Of course there was no convincing evidence, because none can exist. The one fact I am sure of is this: Nobody can know what the markets will bring this year. Nobody.

In theory, it is possible that most active mutual-fund managers will outperform their benchmarks this year.

But is that likely? Not very.

In fact, the evidence points in only one direction: Active management (or stock picking if you prefer) is a loser’s game.

The purported goal of active management, of course, is to “beat the market.” And while “the market” can be defined in various ways, most investors are (or should be) willing to accept the S&P 500 index as a good benchmark.

Mutual fund marketing departments like to make people think the S&P 500SPX,+0.71%is easy to beat. Academics say the opposite.

Let’s look at some facts, as compiled and presented in asemiannual report known as SPIVAand produced by S&P Dow Jones Indices LLC, a part of S&P Global.

This report compares the returns of all actively managed mutual funds to the returns of public indexes.

The latest report, covering returns through June 30, 2017, includes many asset classes, but I can make my point with four: U.S. large-cap funds, U.S. midcap funds, U.S. small-cap funds and U.S. small-cap value funds.

I include small-cap value for two reasons.

•First, in my opinion it is an extremely important asset class for long-term investors.

•Second, it’s an example of a market “niche” that supposedly can be exploited by shrewd stock pickers.

The following data is unequivocal: It shows that active management is a loser’s game. (Results are for periods ending June 30, 2017.)

Of all large-cap funds, 56.6% fell short of the S&P 500 for one year; 81.6% failed to meet it for three years; 82.4% failed for five years. In other words, the majority of funds were losers for one year, and the vast majority were losers over three years and five years.

Among midcap funds, 60.7% were unable to meet the S&P Midcap 400 IndexMID,+0.64%for one year. For three years and five years, the failure rate was the same: 87.2%.

Small-cap funds were similarly unsuccessful: 59.6% failed to match the S&P Small-Cap 600SML,+0.77%or one year. For three and five years, the failure rates were 88.7% and 93.8%, respectively.

OK, but what about small-cap value funds, the “niche” that gives active managers a special opportunity?

Alas, 62.7% of small-cap value funds failed to meet the returns of the S&P Small Cap 600 Value IndexSML,+0.77%for the one-year period.
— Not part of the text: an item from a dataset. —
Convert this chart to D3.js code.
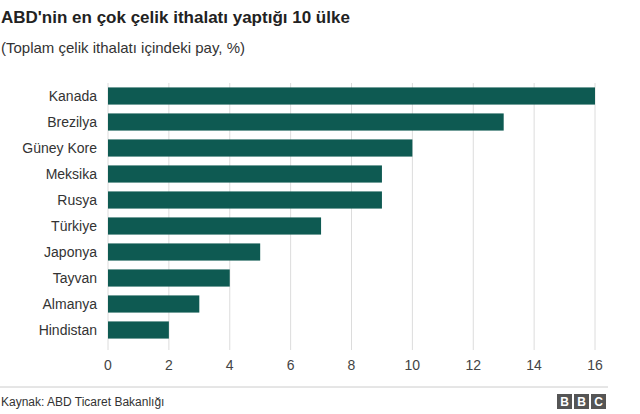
<!DOCTYPE html>
<html lang="tr">
<head>
<meta charset="UTF-8" />
<script src="https://d3js.org/d3.v7.min.js"></script>
<style>body{margin:0;background:#fff;font-family:Arial,"Liberation Sans",sans-serif;}</style>
</head>
<body>
<script>
var countries = ["Kanada","Brezilya","Güney Kore","Meksika","Rusya","Türkiye","Japonya","Tayvan","Almanya","Hindistan"];
var shares = [16, 13, 10, 9, 9, 7, 5, 4, 3, 2];
var ticks = [0, 2, 4, 6, 8, 10, 12, 14, 16];

var W = 640, H = 414;
var svg = d3.select("body").append("svg").attr("width", W).attr("height", H);

var x = d3.scaleLinear().domain([0, 16]).range([108, 595]);
var y = d3.scaleBand().domain(countries).range([83, 343]).paddingInner(0.34).paddingOuter(0.17);

svg.append("g").selectAll("line").data(ticks).join("line")
  .attr("x1", d => x(d)).attr("x2", d => x(d))
  .attr("y1", 83).attr("y2", 350)
  .attr("stroke", "#dcdcdc").attr("stroke-width", 1);

svg.append("g").selectAll("rect").data(shares).join("rect")
  .attr("x", x(0)).attr("y", (d, i) => y(countries[i]))
  .attr("width", d => x(d) - x(0)).attr("height", y.bandwidth())
  .attr("fill", "#0e5a52");

svg.append("g").selectAll("text").data(countries).join("text")
  .attr("x", 97).attr("y", d => y(d) + y.bandwidth() / 2)
  .attr("dy", "0.35em").attr("text-anchor", "end")
  .attr("font-size", 14).attr("fill", "#333").text(d => d);

svg.append("g").selectAll("text").data(ticks).join("text")
  .attr("x", d => x(d)).attr("y", 370).attr("text-anchor", "middle")
  .attr("font-size", 14).attr("fill", "#444").text(d => d);

svg.append("text").attr("x", 1).attr("y", 23).attr("font-size", 17)
  .attr("font-weight", "bold").attr("fill", "#222").text("ABD'nin en çok çelik ithalatı yaptığı 10 ülke");
svg.append("text").attr("x", 1).attr("y", 53).attr("font-size", 15)
  .attr("fill", "#333").text("(Toplam çelik ithalatı içindeki pay, %)");

svg.append("line").attr("x1", 0).attr("x2", 608).attr("y1", 387).attr("y2", 387)
  .attr("stroke", "#ccc");
svg.append("text").attr("x", 1).attr("y", 406).attr("font-size", 12)
  .attr("fill", "#333").text("Kaynak: ABD Ticaret Bakanlığı");

var logo = svg.append("g");
["B", "B", "C"].forEach(function (l, i) {
  logo.append("rect").attr("x", 557 + i * 17).attr("y", 394).attr("width", 15).attr("height", 15).attr("fill", "#555");
  logo.append("text").attr("x", 564.5 + i * 17).attr("y", 406).attr("text-anchor", "middle")
    .attr("font-size", 12).attr("font-weight", "bold").attr("fill", "#fff").text(l);
});
</script>
</body>
</html>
The longer-term failure rate was dismal: 92.5% for three years and 95.2% for five years.

In plain language, here’s what this means:

•If you chose a large-cap fund, you had less than two chances in 10 of beating the market for either three or five years.

•If you chose a small-cap fund, your chances of beating the market were less than two in 10 over three years and less than one in 10 over five years.
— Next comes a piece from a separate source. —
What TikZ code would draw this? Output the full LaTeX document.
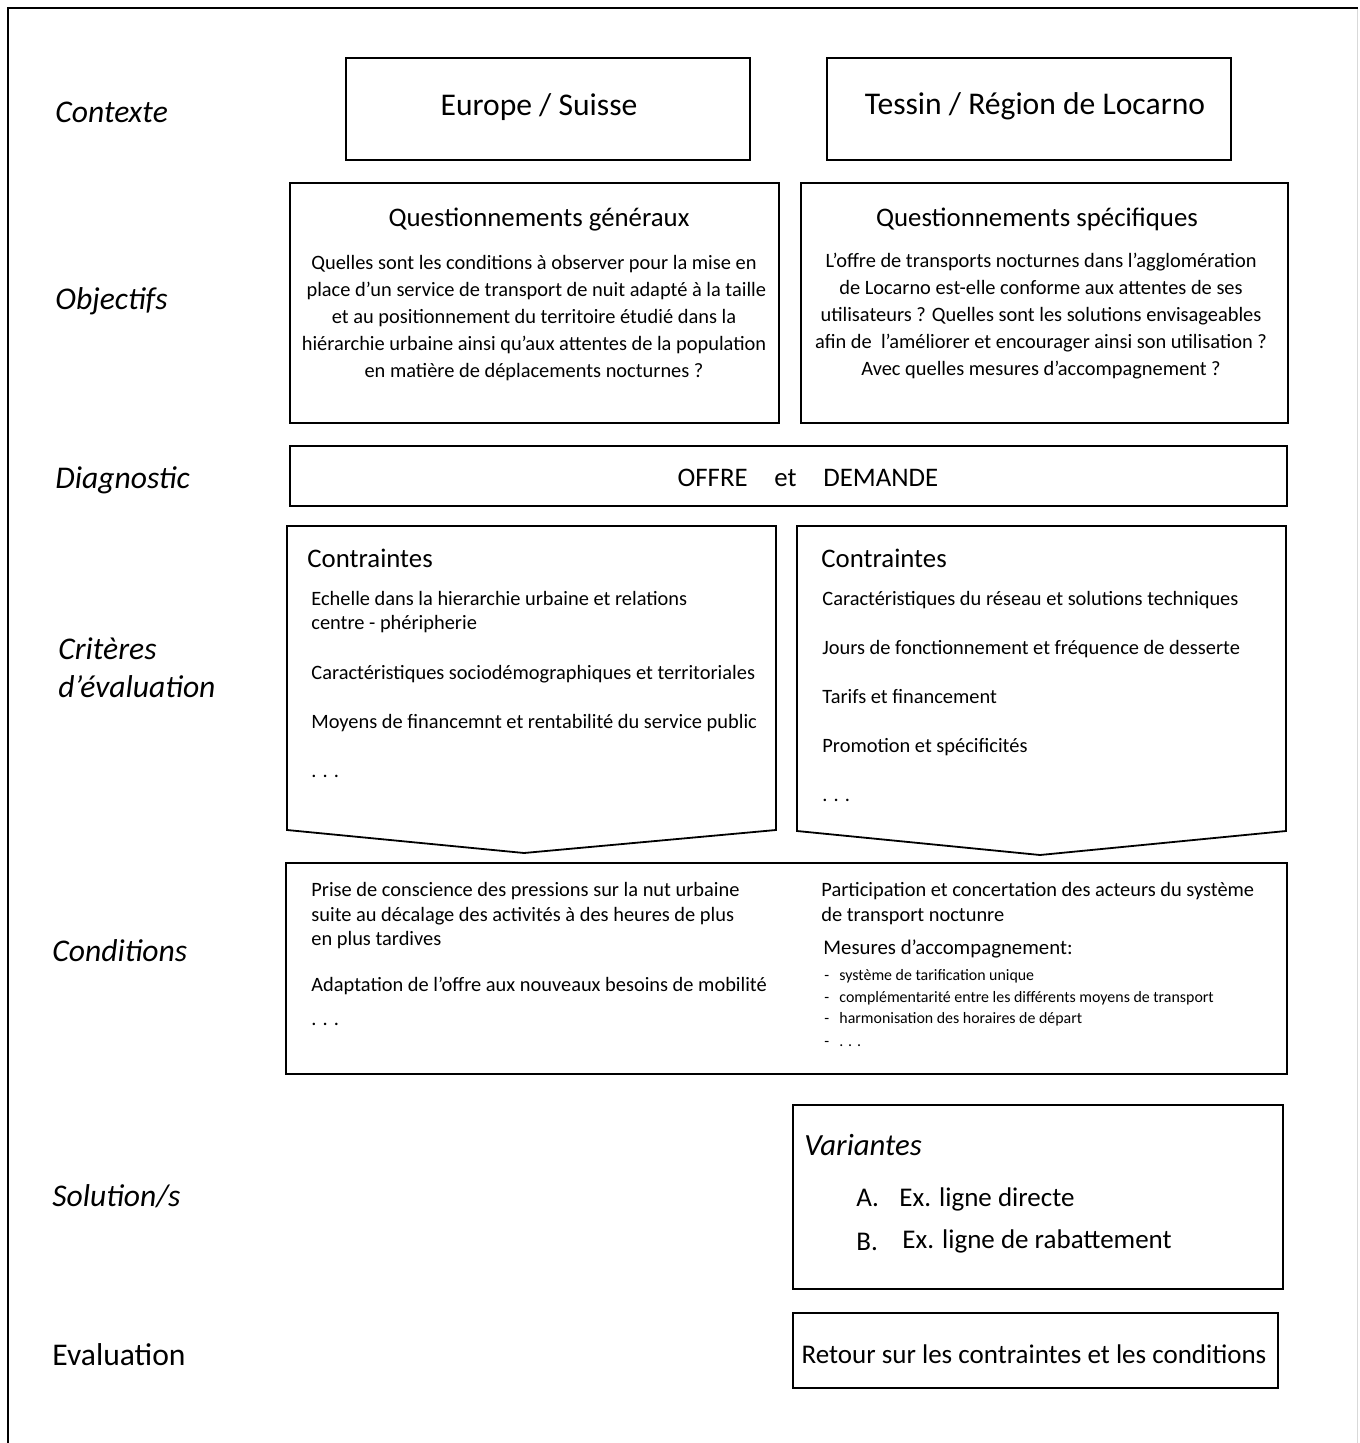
\documentclass[tikz,border=0pt]{standalone}
\usepackage{fontspec}
\setmainfont{Carlito}
\begin{document}
\begin{tikzpicture}[x=0.5pt,y=-0.5pt,
  frame/.style={draw, line width=0.9pt, inner sep=0pt},
  rowlabel/.style={anchor=base west, inner sep=0pt, font=\fontsize{15.8}{19}\selectfont\itshape},
  head/.style={anchor=base, inner sep=0pt, font=\fontsize{13.4}{16}\selectfont},
  body/.style={inner sep=0pt, align=center, font=\fontsize{10.2}{13.5}\selectfont},
  item/.style={anchor=base west, inner sep=0pt, font=\fontsize{10.2}{12}\selectfont},
  minor/.style={anchor=base west, inner sep=0pt, font=\fontsize{7.95}{10}\selectfont}]
 \useasboundingbox (0,0) rectangle (1359,1443);
 % page frame
 \draw[line width=1.4pt] (8,1443) -- (8,8) -- (1358,8);
 \draw[black!15, line width=0.5pt] (1357,9) -- (1357,1443);

 % row labels
 \node[rowlabel] (lctx) at (55,123) {Contexte};
 \node[rowlabel] (lobj) at (55,310) {Objectifs};
 \node[rowlabel] (ldiag) at (55,488) {Diagnostic};
 \node[rowlabel, align=left] (lcrit) at (58,697) {Critères\\d’évaluation};
 \node[rowlabel] (lcond) at (52,961) {Conditions};
 \node[rowlabel] (lsol) at (52,1206) {Solution/s};
 \node[rowlabel, font=\fontsize{15.8}{19}\selectfont] (leval) at (52,1365) {Evaluation};

 % contexte
 \node[frame, minimum width=202pt, minimum height=51pt] (europe) at (548,109) {};
 \node[head, font=\fontsize{15.8}{19}\selectfont] (teurope) at (539,116) {Europe / Suisse};
 \node[frame, minimum width=202pt, minimum height=51pt] (tessin) at (1029,109) {};
 \node[head, font=\fontsize{15.8}{19}\selectfont] (ttessin) at (1035,115) {Tessin / Région de Locarno};

 % objectifs
 \node[frame, minimum width=244.5pt, minimum height=120pt] (qgen) at (534.5,303) {};
 \node[head] (tqgen) at (539,227) {Questionnements généraux};
 \node[body] (bqgen) at (534,318) {Quelles sont les conditions à observer pour la mise en\\
  \ place d’un service de transport de nuit adapté à la taille\\
  et au positionnement du territoire étudié dans la\\
  hiérarchie urbaine ainsi qu’aux attentes de la population\\
  en matière de déplacements nocturnes ?};
 \node[frame, minimum width=243.5pt, minimum height=120pt] (qspec) at (1044.5,303) {};
 \node[head] (tqspec) at (1037,227) {Questionnements spécifiques};
 \node[body] (bqspec) at (1041,316) {L’offre de transports nocturnes dans l’agglomération\\
  de Locarno est-elle conforme aux attentes de ses\\
  utilisateurs ? Quelles sont les solutions envisageables\\
  afin de \ l’améliorer et encourager ainsi son utilisation ?\\
  Avec quelles mesures d’accompagnement ?};

 % diagnostic
 \node[frame, minimum width=498.5pt, minimum height=30pt] (diag) at (788.5,476) {};
 \node[head] (tdiag) at (808,486) {OFFRE\quad{}et\quad{}DEMANDE};

 % criteres
 \draw[line width=0.9pt] (287,526) -- (776,526) -- (776,830) -- (524,853) -- (287,830) -- cycle;
 \draw[line width=0.9pt] (797,526) -- (1286,526) -- (1286,831) -- (1040,855) -- (797,831) -- cycle;
 \node[head, anchor=base west] (cleft) at (307,567) {Contraintes};
 \node[item] (cl1) at (311,605) {Echelle dans la hierarchie urbaine et relations};
 \node[item] (cl2) at (311,629) {centre - phéripherie};
 \node[item] (cl3) at (311,679) {Caractéristiques sociodémographiques et territoriales};
 \node[item] (cl4) at (311,728) {Moyens de financemnt et rentabilité du service public};
 \node[item] (cl5) at (311,777) {. . .};
 \node[head, anchor=base west] (cright) at (821,567) {Contraintes};
 \node[item] (cr1) at (822,605) {Caractéristiques du réseau et solutions techniques};
 \node[item] (cr2) at (822,654) {Jours de fonctionnement et fréquence de desserte};
 \node[item] (cr3) at (822,703) {Tarifs et financement};
 \node[item] (cr4) at (822,752) {Promotion et spécificités};
 \node[item] (cr5) at (822,801) {. . .};

 % conditions
 \node[frame, minimum width=500.5pt, minimum height=105.5pt] (cond) at (786.5,968.5) {};
 \node[item] (dl1) at (311,896) {Prise de conscience des pressions sur la nut urbaine};
 \node[item] (dl2) at (311,921) {suite au décalage des activités à des heures de plus};
 \node[item] (dl3) at (311,945) {en plus tardives};
 \node[item] (dl4) at (311,991) {Adaptation de l’offre aux nouveaux besoins de mobilité};
 \node[item] (dl5) at (311,1025) {. . .};
 \node[item] (dr1) at (821,896) {Participation et concertation des acteurs du système};
 \node[item] (dr2) at (821,921) {de transport noctunre};
 \node[item, font=\fontsize{10.4}{12}\selectfont] (dr3) at (823,954) {Mesures d’accompagnement:};
 \node[minor] (m1) at (824,980) {-};
 \node[minor] (t1) at (839,980) {système de tarification unique};
 \node[minor] (m2) at (824,1002) {-};
 \node[minor] (t2) at (839,1002) {complémentarité entre les différents moyens de transport};
 \node[minor] (m3) at (824,1023) {-};
 \node[minor] (t3) at (839,1023) {harmonisation des horaires de départ};
 \node[minor] (m4) at (824,1046) {-};
 \node[minor] (t4) at (839,1046) {. . .};

 % solutions
 \node[frame, minimum width=245pt, minimum height=92pt] (var) at (1038,1197) {};
 \node[rowlabel, font=\fontsize{15.4}{19}\selectfont\itshape] (tvar) at (804,1155) {Variantes};
 \node[item, font=\fontsize{13.5}{16}\selectfont] (va) at (856,1206) {A.};
 \node[item, font=\fontsize{13.5}{16}\selectfont] (vat) at (899,1206) {Ex. ligne directe};
 \node[item, font=\fontsize{13.5}{16}\selectfont] (vb) at (856,1250) {B.};
 \node[item, font=\fontsize{13.5}{16}\selectfont] (vbt) at (902,1248) {Ex. ligne de rabattement};

 % evaluation
 \node[frame, minimum width=242.5pt, minimum height=37.5pt] (retour) at (1035.5,1350.5) {};
 \node[head, font=\fontsize{13.5}{16}\selectfont] (tretour) at (1034,1363) {Retour sur les contraintes et les conditions};
\end{tikzpicture}
\end{document}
•In small-cap value funds, you had less than one chance in 10 over either three years or five years.

•Midcap funds followed the same pattern, giving you less than two chances in 10 over either three or five years.

These facts lead to an inescapable conclusion: All the brains and hard work and sophisticated technology available to Wall Street aren’t enough to let most funds even match – let alone beat – their benchmarks.

However, there is still lots of money to be made from gullible investors whose hopes and dreams are strong enough to override the facts.

Selling active management is an uphill battle for Wall Street, but it’s still being fought. Let’s examine some of Wall Street’s claims.

Track records

“Our managers have beaten the market” is an intriguing sales pitch. And more often than you might think, that misleading “fact” could be true. How is that misleading?

The answer involves the concept of “survivorship bias.” If a mutual-fund company starts out with 20 managers and only half of them beat the market, it can fire the other half. At that point, the fund company can legitimately claim that every one of its managers beat the market.

Survivorship bias applies to funds themselves as well as managers.

If the Acme Fund Company begins a year with 15 funds, and five lose money, it can simply close the five losers, then legitimately claim that every one of its funds “made money last year.”

(SPIVA tracks the number of funds that are closed or merged away, normally for bad performance. For the last 15 years in the study only 41.7% of all U.S. equity funds that started the period are still in existence.)

The matter of money

One reason it’s so hard to beat indexes is that all those managers, all that research, all that marketing costs money. And who pays? The shareholders pay. They pay in the form of continuing expenses that lead to diminished returns.

Index funds often charge less than 0.1% a year in expenses. Actively managed funds often charge 10 times that much.

The shell game

Mutual fund marketing departments can find sneaky ways to distort the truth.

“This fund actually beat the market” could mean that “the market” was a significantly different asset class – or mix of asset classes. For example, a U.S. fund may hold unusually large stakes in international companies, and when international stocks are outperforming U.S. stocks, this “U.S.” fund looks like a great winner.

Protecting investors?

Here’s another pitch you might hear:

“Actively managed funds can protect investors in a bear market by selling stocks, while an index fund has to sit back and just take a beating.”

That sounds plausible. But if this were actually a real advantage, then this “protection” should have made actively managed funds stand out during the severe bear market of 2008.

In fact, less than one of three actively managed funds beat their benchmarks in that year – an even worse comparative performance than usual for active managers.

So much for the benefits of a manager’s theoretical safety net!